• _Information shown_

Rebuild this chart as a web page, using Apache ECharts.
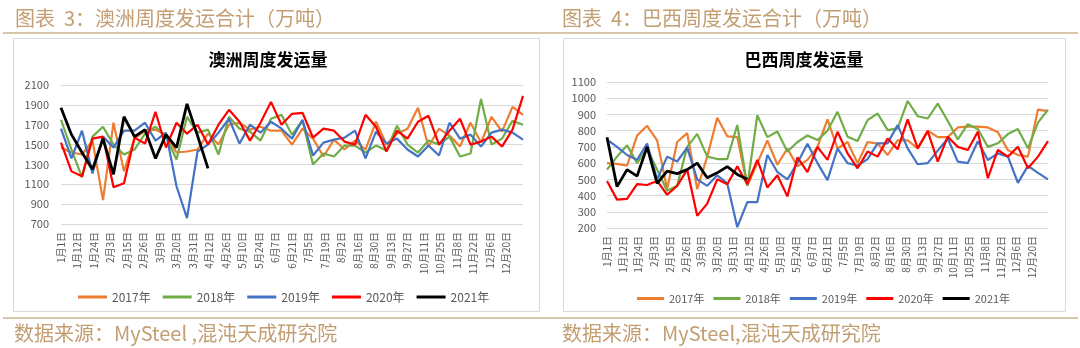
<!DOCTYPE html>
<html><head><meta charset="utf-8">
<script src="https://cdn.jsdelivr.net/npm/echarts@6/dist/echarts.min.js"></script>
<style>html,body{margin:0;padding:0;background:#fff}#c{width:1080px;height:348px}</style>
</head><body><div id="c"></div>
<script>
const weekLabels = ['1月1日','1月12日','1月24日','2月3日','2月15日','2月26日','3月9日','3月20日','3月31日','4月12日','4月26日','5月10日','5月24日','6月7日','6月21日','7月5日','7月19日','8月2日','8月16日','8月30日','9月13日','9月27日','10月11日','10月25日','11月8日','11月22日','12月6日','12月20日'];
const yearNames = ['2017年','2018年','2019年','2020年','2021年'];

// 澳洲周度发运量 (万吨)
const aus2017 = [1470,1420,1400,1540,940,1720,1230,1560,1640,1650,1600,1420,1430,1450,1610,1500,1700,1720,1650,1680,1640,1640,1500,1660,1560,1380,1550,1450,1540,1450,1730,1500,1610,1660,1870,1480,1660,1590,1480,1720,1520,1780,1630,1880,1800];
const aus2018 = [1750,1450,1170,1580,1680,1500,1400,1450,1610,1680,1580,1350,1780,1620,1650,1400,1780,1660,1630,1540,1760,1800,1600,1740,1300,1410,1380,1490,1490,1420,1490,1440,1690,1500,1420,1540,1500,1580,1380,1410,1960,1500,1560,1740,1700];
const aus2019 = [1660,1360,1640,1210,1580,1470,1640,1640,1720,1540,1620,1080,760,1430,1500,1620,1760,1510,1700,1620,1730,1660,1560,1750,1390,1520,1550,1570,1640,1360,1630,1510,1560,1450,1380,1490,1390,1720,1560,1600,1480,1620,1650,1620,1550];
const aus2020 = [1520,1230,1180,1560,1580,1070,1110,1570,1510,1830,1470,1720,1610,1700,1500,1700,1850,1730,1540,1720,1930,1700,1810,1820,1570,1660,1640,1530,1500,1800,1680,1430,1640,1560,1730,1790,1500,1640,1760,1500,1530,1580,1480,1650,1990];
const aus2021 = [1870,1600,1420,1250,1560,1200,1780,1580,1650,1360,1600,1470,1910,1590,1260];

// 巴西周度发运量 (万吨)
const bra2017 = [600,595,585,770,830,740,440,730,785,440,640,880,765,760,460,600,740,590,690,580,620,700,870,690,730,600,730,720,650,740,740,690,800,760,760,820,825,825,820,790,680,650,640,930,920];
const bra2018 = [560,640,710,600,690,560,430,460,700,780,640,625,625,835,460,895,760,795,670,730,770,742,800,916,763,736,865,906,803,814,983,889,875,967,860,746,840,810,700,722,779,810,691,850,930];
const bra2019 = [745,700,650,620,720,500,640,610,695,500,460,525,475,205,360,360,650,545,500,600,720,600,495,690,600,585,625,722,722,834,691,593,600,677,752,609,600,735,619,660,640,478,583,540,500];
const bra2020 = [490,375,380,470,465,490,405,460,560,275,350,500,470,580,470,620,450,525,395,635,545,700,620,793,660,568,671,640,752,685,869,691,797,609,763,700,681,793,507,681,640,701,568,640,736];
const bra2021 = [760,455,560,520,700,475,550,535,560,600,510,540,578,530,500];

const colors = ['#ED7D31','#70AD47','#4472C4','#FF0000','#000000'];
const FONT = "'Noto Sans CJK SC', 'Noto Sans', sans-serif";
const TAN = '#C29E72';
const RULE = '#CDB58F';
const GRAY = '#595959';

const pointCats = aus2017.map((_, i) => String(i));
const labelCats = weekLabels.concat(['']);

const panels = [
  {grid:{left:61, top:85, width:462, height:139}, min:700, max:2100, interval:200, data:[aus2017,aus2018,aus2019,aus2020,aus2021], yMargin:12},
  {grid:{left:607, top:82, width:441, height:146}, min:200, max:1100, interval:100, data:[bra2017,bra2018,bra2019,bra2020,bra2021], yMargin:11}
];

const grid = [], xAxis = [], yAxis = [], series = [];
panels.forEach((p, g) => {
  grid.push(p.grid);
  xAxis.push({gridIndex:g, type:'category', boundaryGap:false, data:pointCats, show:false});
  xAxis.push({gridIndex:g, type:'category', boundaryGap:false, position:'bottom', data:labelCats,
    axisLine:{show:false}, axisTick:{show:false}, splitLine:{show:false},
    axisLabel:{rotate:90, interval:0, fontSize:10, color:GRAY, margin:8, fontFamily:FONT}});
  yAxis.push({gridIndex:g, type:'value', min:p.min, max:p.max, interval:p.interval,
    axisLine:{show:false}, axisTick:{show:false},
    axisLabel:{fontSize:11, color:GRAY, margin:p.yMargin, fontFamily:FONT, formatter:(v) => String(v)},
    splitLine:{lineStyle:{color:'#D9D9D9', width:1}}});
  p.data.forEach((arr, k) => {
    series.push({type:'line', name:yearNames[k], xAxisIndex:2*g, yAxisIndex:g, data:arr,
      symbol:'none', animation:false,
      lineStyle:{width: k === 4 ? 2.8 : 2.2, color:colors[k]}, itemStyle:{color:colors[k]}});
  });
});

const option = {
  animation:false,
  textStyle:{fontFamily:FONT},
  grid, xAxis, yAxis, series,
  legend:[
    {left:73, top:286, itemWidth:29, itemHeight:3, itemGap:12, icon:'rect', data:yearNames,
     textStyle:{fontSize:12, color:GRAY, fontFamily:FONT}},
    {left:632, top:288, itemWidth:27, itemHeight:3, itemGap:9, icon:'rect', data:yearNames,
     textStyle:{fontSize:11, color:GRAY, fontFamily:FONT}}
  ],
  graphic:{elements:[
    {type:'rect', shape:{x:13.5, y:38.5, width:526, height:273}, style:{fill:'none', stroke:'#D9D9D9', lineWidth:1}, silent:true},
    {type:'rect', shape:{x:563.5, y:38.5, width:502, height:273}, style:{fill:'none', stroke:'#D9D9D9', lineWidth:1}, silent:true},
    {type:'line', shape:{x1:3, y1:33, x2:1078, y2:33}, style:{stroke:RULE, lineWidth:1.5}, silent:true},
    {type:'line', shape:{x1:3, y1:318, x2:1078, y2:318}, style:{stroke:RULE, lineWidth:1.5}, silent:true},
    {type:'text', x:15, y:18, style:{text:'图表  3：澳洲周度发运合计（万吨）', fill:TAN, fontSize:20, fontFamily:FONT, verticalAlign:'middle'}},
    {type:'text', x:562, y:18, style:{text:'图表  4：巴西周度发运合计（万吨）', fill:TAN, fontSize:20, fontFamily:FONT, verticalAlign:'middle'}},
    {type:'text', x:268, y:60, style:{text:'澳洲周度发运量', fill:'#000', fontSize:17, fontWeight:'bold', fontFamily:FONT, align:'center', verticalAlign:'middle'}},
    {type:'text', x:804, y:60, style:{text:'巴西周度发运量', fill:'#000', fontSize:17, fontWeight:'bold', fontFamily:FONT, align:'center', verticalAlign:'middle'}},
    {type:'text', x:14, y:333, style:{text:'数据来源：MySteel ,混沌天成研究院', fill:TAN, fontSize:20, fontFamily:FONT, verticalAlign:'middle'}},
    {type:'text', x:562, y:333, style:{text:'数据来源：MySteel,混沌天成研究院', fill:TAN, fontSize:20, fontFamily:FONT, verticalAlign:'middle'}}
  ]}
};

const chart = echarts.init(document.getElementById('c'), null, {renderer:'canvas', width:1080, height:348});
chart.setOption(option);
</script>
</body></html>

• _Your goal_
Please set down each line of the data above exactly as written, without the pictures.

• _Answer for this exercise_
Rebuild this chart as a web page, using Apache ECharts.
<!DOCTYPE html>
<html><head><meta charset="utf-8">
<script src="https://cdn.jsdelivr.net/npm/echarts@6/dist/echarts.min.js"></script>
<style>html,body{margin:0;padding:0;background:#fff}#c{width:1080px;height:348px}</style>
</head><body><div id="c"></div>
<script>
const weekLabels = ['1月1日','1月12日','1月24日','2月3日','2月15日','2月26日','3月9日','3月20日','3月31日','4月12日','4月26日','5月10日','5月24日','6月7日','6月21日','7月5日','7月19日','8月2日','8月16日','8月30日','9月13日','9月27日','10月11日','10月25日','11月8日','11月22日','12月6日','12月20日'];
const yearNames = ['2017年','2018年','2019年','2020年','2021年'];

// 澳洲周度发运量 (万吨)
const aus2017 = [1470,1420,1400,1540,940,1720,1230,1560,1640,1650,1600,1420,1430,1450,1610,1500,1700,1720,1650,1680,1640,1640,1500,1660,1560,1380,1550,1450,1540,1450,1730,1500,1610,1660,1870,1480,1660,1590,1480,1720,1520,1780,1630,1880,1800];
const aus2018 = [1750,1450,1170,1580,1680,1500,1400,1450,1610,1680,1580,1350,1780,1620,1650,1400,1780,1660,1630,1540,1760,1800,1600,1740,1300,1410,1380,1490,1490,1420,1490,1440,1690,1500,1420,1540,1500,1580,1380,1410,1960,1500,1560,1740,1700];
const aus2019 = [1660,1360,1640,1210,1580,1470,1640,1640,1720,1540,1620,1080,760,1430,1500,1620,1760,1510,1700,1620,1730,1660,1560,1750,1390,1520,1550,1570,1640,1360,1630,1510,1560,1450,1380,1490,1390,1720,1560,1600,1480,1620,1650,1620,1550];
const aus2020 = [1520,1230,1180,1560,1580,1070,1110,1570,1510,1830,1470,1720,1610,1700,1500,1700,1850,1730,1540,1720,1930,1700,1810,1820,1570,1660,1640,1530,1500,1800,1680,1430,1640,1560,1730,1790,1500,1640,1760,1500,1530,1580,1480,1650,1990];
const aus2021 = [1870,1600,1420,1250,1560,1200,1780,1580,1650,1360,1600,1470,1910,1590,1260];

// 巴西周度发运量 (万吨)
const bra2017 = [600,595,585,770,830,740,440,730,785,440,640,880,765,760,460,600,740,590,690,580,620,700,870,690,730,600,730,720,650,740,740,690,800,760,760,820,825,825,820,790,680,650,640,930,920];
const bra2018 = [560,640,710,600,690,560,430,460,700,780,640,625,625,835,460,895,760,795,670,730,770,742,800,916,763,736,865,906,803,814,983,889,875,967,860,746,840,810,700,722,779,810,691,850,930];
const bra2019 = [745,700,650,620,720,500,640,610,695,500,460,525,475,205,360,360,650,545,500,600,720,600,495,690,600,585,625,722,722,834,691,593,600,677,752,609,600,735,619,660,640,478,583,540,500];
const bra2020 = [490,375,380,470,465,490,405,460,560,275,350,500,470,580,470,620,450,525,395,635,545,700,620,793,660,568,671,640,752,685,869,691,797,609,763,700,681,793,507,681,640,701,568,640,736];
const bra2021 = [760,455,560,520,700,475,550,535,560,600,510,540,578,530,500];

const colors = ['#ED7D31','#70AD47','#4472C4','#FF0000','#000000'];
const FONT = "'Noto Sans CJK SC', 'Noto Sans', sans-serif";
const TAN = '#C29E72';
const RULE = '#CDB58F';
const GRAY = '#595959';

const pointCats = aus2017.map((_, i) => String(i));
const labelCats = weekLabels.concat(['']);

const panels = [
  {grid:{left:61, top:85, width:462, height:139}, min:700, max:2100, interval:200, data:[aus2017,aus2018,aus2019,aus2020,aus2021], yMargin:12},
  {grid:{left:607, top:82, width:441, height:146}, min:200, max:1100, interval:100, data:[bra2017,bra2018,bra2019,bra2020,bra2021], yMargin:11}
];

const grid = [], xAxis = [], yAxis = [], series = [];
panels.forEach((p, g) => {
  grid.push(p.grid);
  xAxis.push({gridIndex:g, type:'category', boundaryGap:false, data:pointCats, show:false});
  xAxis.push({gridIndex:g, type:'category', boundaryGap:false, position:'bottom', data:labelCats,
    axisLine:{show:false}, axisTick:{show:false}, splitLine:{show:false},
    axisLabel:{rotate:90, interval:0, fontSize:10, color:GRAY, margin:8, fontFamily:FONT}});
  yAxis.push({gridIndex:g, type:'value', min:p.min, max:p.max, interval:p.interval,
    axisLine:{show:false}, axisTick:{show:false},
    axisLabel:{fontSize:11, color:GRAY, margin:p.yMargin, fontFamily:FONT, formatter:(v) => String(v)},
    splitLine:{lineStyle:{color:'#D9D9D9', width:1}}});
  p.data.forEach((arr, k) => {
    series.push({type:'line', name:yearNames[k], xAxisIndex:2*g, yAxisIndex:g, data:arr,
      symbol:'none', animation:false,
      lineStyle:{width: k === 4 ? 2.8 : 2.2, color:colors[k]}, itemStyle:{color:colors[k]}});
  });
});

const option = {
  animation:false,
  textStyle:{fontFamily:FONT},
  grid, xAxis, yAxis, series,
  legend:[
    {left:73, top:286, itemWidth:29, itemHeight:3, itemGap:12, icon:'rect', data:yearNames,
     textStyle:{fontSize:12, color:GRAY, fontFamily:FONT}},
    {left:632, top:288, itemWidth:27, itemHeight:3, itemGap:9, icon:'rect', data:yearNames,
     textStyle:{fontSize:11, color:GRAY, fontFamily:FONT}}
  ],
  graphic:{elements:[
    {type:'rect', shape:{x:13.5, y:38.5, width:526, height:273}, style:{fill:'none', stroke:'#D9D9D9', lineWidth:1}, silent:true},
    {type:'rect', shape:{x:563.5, y:38.5, width:502, height:273}, style:{fill:'none', stroke:'#D9D9D9', lineWidth:1}, silent:true},
    {type:'line', shape:{x1:3, y1:33, x2:1078, y2:33}, style:{stroke:RULE, lineWidth:1.5}, silent:true},
    {type:'line', shape:{x1:3, y1:318, x2:1078, y2:318}, style:{stroke:RULE, lineWidth:1.5}, silent:true},
    {type:'text', x:15, y:18, style:{text:'图表  3：澳洲周度发运合计（万吨）', fill:TAN, fontSize:20, fontFamily:FONT, verticalAlign:'middle'}},
    {type:'text', x:562, y:18, style:{text:'图表  4：巴西周度发运合计（万吨）', fill:TAN, fontSize:20, fontFamily:FONT, verticalAlign:'middle'}},
    {type:'text', x:268, y:60, style:{text:'澳洲周度发运量', fill:'#000', fontSize:17, fontWeight:'bold', fontFamily:FONT, align:'center', verticalAlign:'middle'}},
    {type:'text', x:804, y:60, style:{text:'巴西周度发运量', fill:'#000', fontSize:17, fontWeight:'bold', fontFamily:FONT, align:'center', verticalAlign:'middle'}},
    {type:'text', x:14, y:333, style:{text:'数据来源：MySteel ,混沌天成研究院', fill:TAN, fontSize:20, fontFamily:FONT, verticalAlign:'middle'}},
    {type:'text', x:562, y:333, style:{text:'数据来源：MySteel,混沌天成研究院', fill:TAN, fontSize:20, fontFamily:FONT, verticalAlign:'middle'}}
  ]}
};

const chart = echarts.init(document.getElementById('c'), null, {renderer:'canvas', width:1080, height:348});
chart.setOption(option);
</script>
</body></html>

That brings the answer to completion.